Test Inputs allow you to define alternative conditions by changing equations for a variable in the model. The basic format for a Test Input is:
name :TEST INPUT: variable = expr
Where name is the name of a Test Input. What appears to the right of :TEST INPUT: is exactly the same format equation you would normally use to define an auxiliary variable, and can involve only model variables. The equation you write is also restricted in that you cannot use dynamic functions (such as SMOOTH), defining functions (such as ACTIVE INITIAL) or user defined Macros. If you need this functionality, you can create extra model variables for use in your Test Inputs.
You can only use Test Inputs in the conditional portion of a Constraint equation. The major reason for defining Test Inputs is to give a name to the experiment being conducted. This can make reading the Constraint much easier.
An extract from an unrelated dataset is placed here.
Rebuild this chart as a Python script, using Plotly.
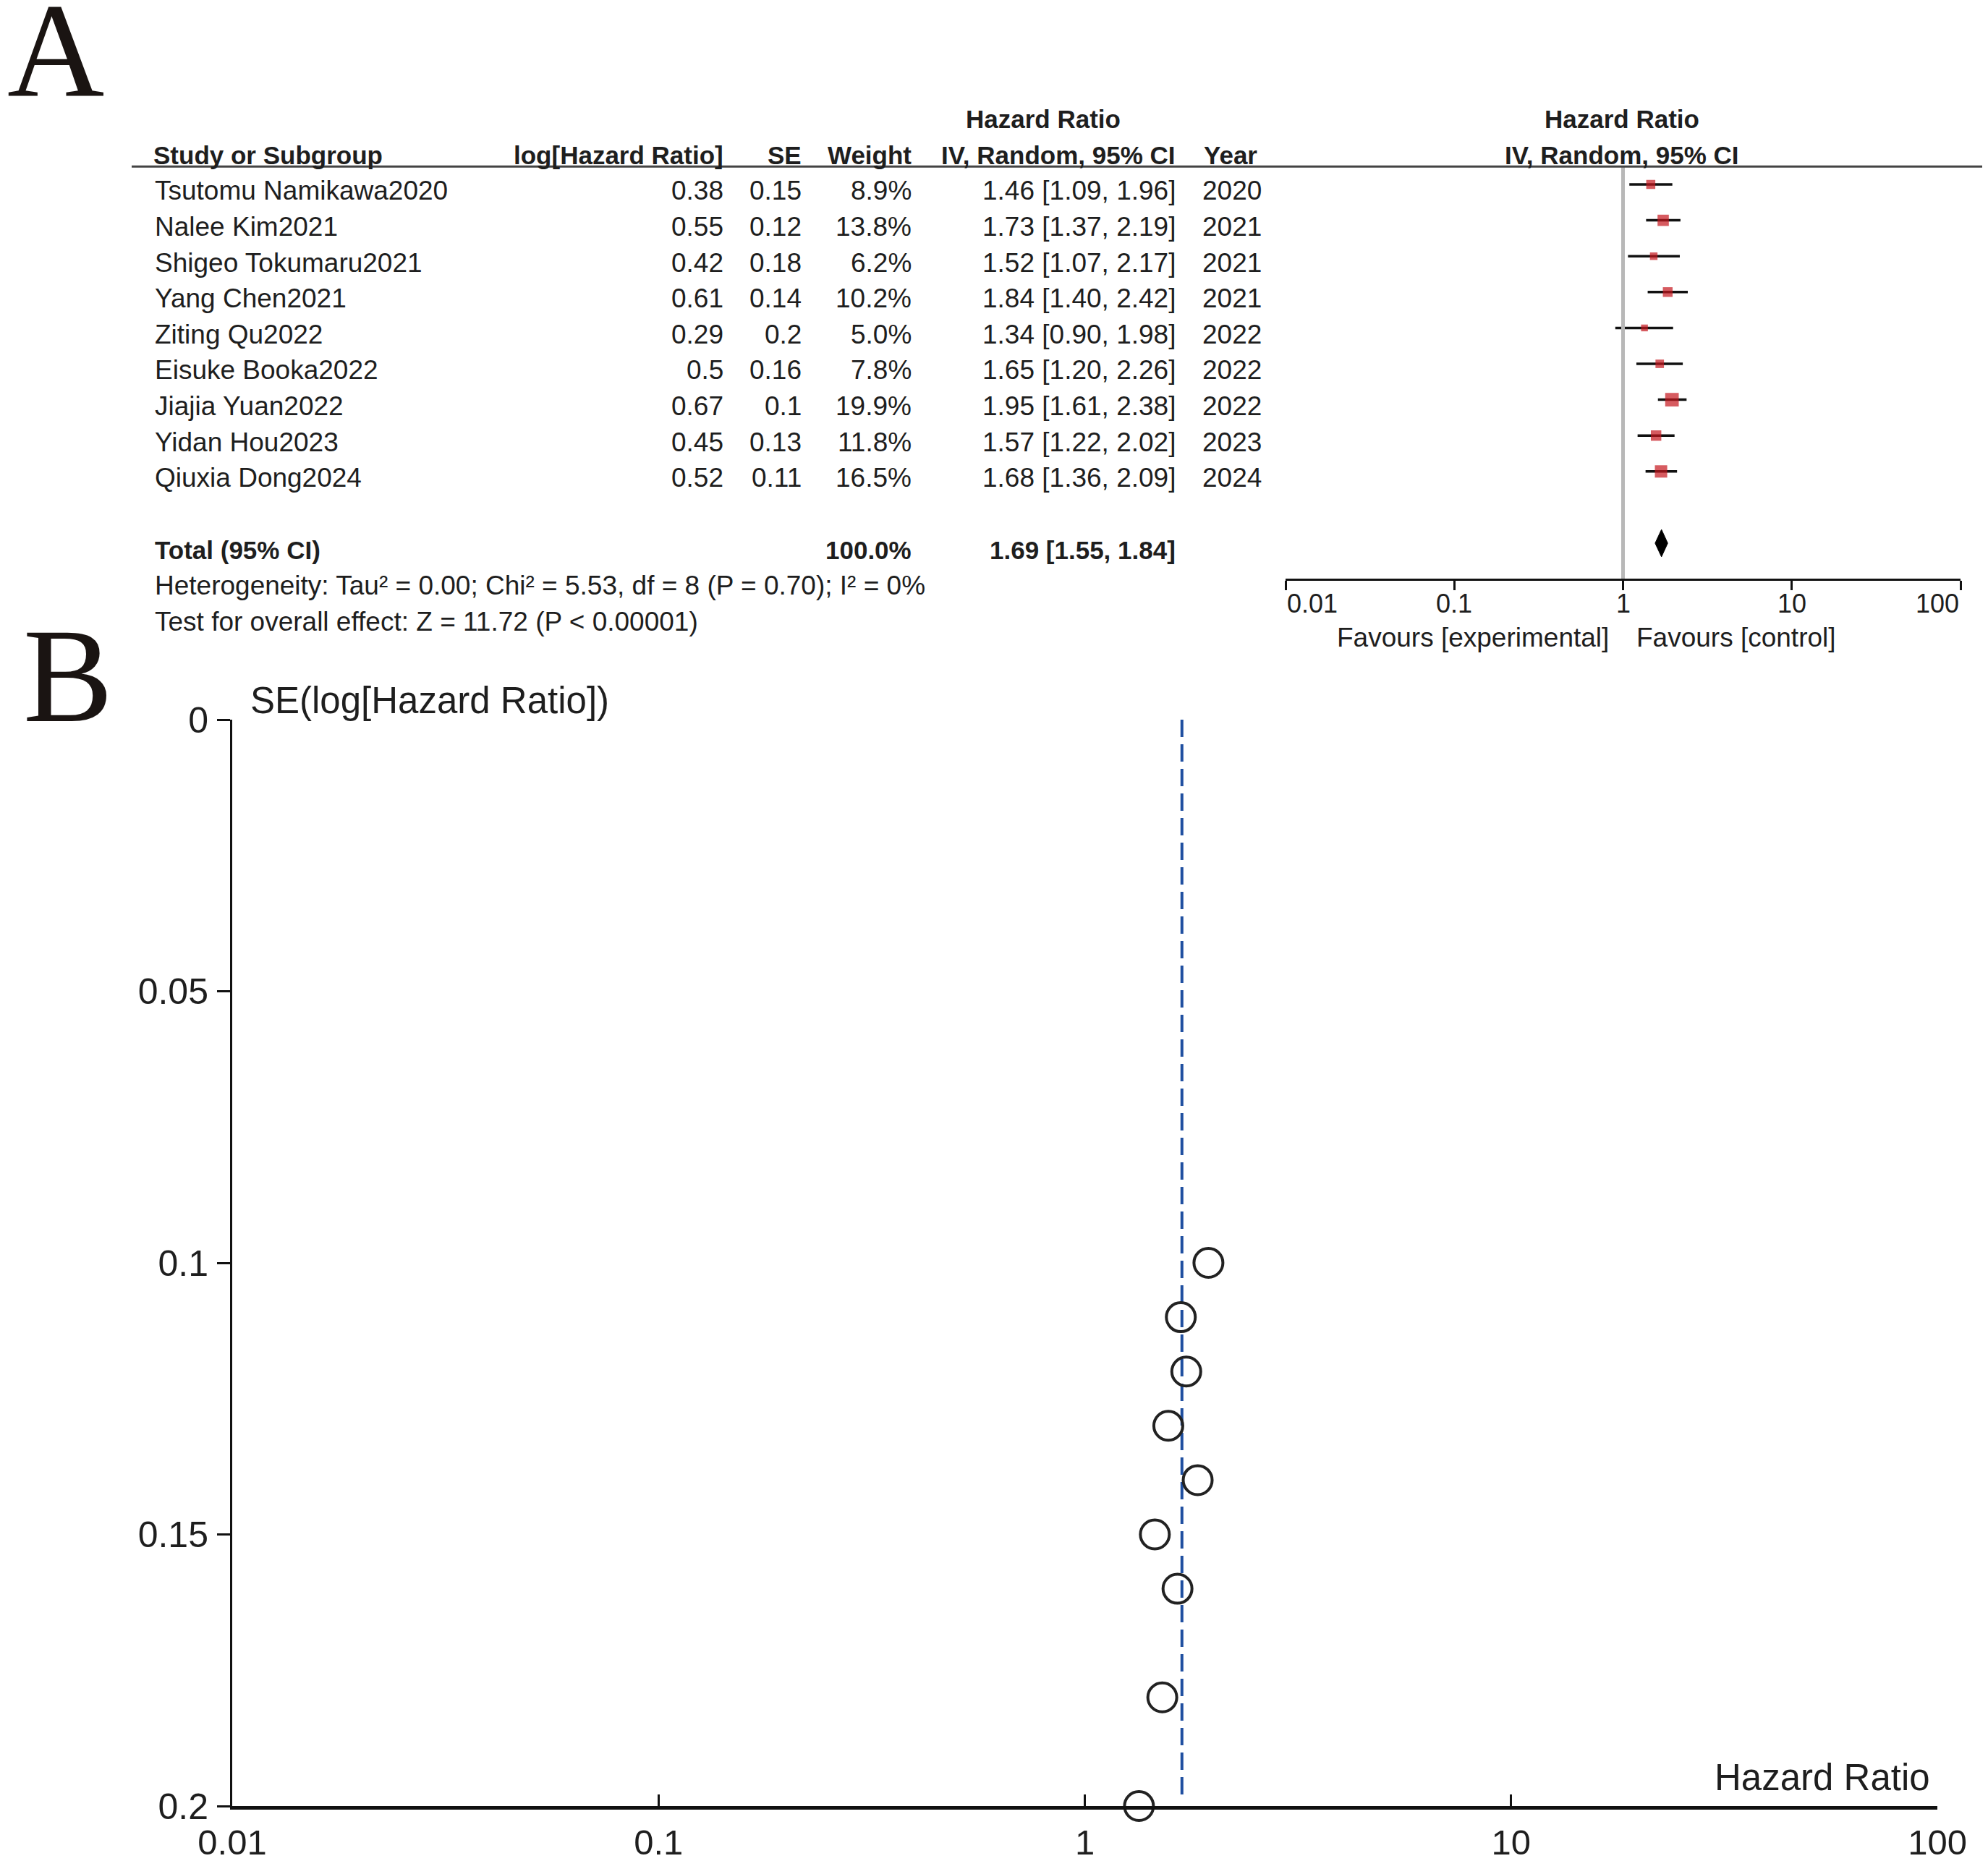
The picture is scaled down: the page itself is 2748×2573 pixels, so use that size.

If you do not define Test Inputs, you can define Constraints directly using the variable = expr portion of the Test Input equation. The same restricted equation format applies if you do this.
Dynamic Test Inputs
In addition to an alternate assignment expression for a Test Input, it is often desirable to force a change in a variable after a period of time in a simulation. For example, you might want to force production to ramp down to 0 between time 10 and 12, but before time 10 just let production be what it would have been. This type of a change is useful both for writing complete reality Checks and for studying the response of a model to interesting Test Inputs..
To create Test Inputs with a time profile there are a series of functions that begin with RC — RC COMPARE, RC DECAY, RC GROW, RC RAMP and RC STEP (details in Functions in the Reference Guide). These all behave in a similar manner. For example:
| TI Production to zero :TEST INPUT: |
| production = RC RAMP(production,0,2,10) |
This Test Input will cause production to go to ramp from whatever it is at time 10 to zero at time 12.
The RC... functions all take two optional arguments—a start time and a duration. If the duration is omitted, as it is above, the Test Input continues in the changed state to the end of the simulation. If you specify a duration the Test Input will continue in the changed state for the time specified, and then the variable will revert to its normally computed value. When it does revert the values the variable depend upon will likely be different so it most likely will not take on the value it has in a normal simulation.
If the start time (10 in the above example) is omitted, and the model contains the constant RC START TIME the changed specified will begin at this time. If RC START TIME is not in the model the change will start at INITIAL TIME + TIME STEP. Using RC START TIME in this manner is convenient because it allows you to globally change the time at which changes take effect and allows you to leave off additional arguments to the RC functions. Having Test Inputs start during a simulation is helpful because it prevents startup behavior from interfering with the testing of the model and also permits you to run tests with different relative values for variables.